From: Vijaykumar Jain [mailto:vijaykumarjain.github@gmail.com]
Sent: Thursday, January 6, 2022 2:53 PM
To: Avi Weinberg <AviW@gilat.com>
Cc: Kyotaro Horiguchi <horikyota.ntt@gmail.com>; pgsql-performa. <pgsql-performance@postgresql.org>
Subject: Re: Same query 10000x More Time
On Thu, Jan 6, 2022, 3:50 PM Avi Weinberg <AviW@gilat.com> wrote:
Hi Kyotaro Horiguchi and Vijaykumar Jain,
Thanks for your quick reply!
I understand that the fact the slow query has a join caused this problem.
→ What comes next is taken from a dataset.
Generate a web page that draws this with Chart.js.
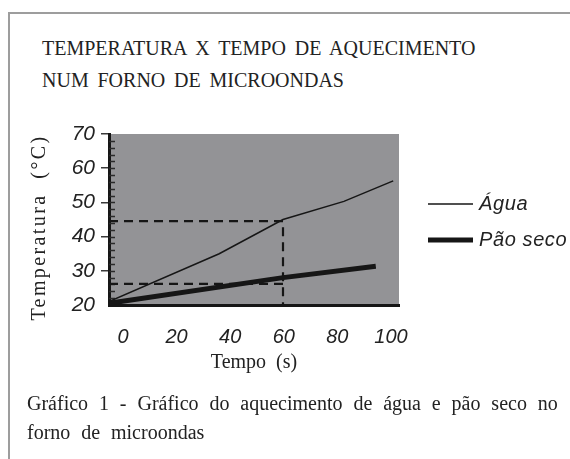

However, why can't Postgres evaluate the table of the "IN" clause (select 140 as id union select 144 union select 148) and based on its size decide what is more optimal.
Push the local table to the linked server to perform the join on the linked server
Pull the linked server table to local to perform the join on the local.
In my case the table size of the local is million times smaller than the table size of the remote.
I understand when the optimizer makes a decision it uses stats to use the least expensive plan to get the result.
I can reply but I am pretty sure making an analogy to a local setup of big and small table is not the same as small local table and a big remote table.
I would leave it to the experts here unless you are open to read the src for postgres_fdw extension.
There must be a reason if that is beyond cost calculation as to why this happens.
Else if this is all just cost based, you can try tweaking the cost params and see if you can get a better plan.
For exp, if you force parallel cost to 0 on the foreign server, it may use parallel workers and do some speed up, but given my exp, fighting optimizer is mostly asking for trouble :)
Thanks for the input
postgres_fdw seems to bring the entire table even if all I use in the join is just the id from the remote table. I know it is possible to query for the missing ids and then perform the delete, but I wonder why all types of joins are so inefficient.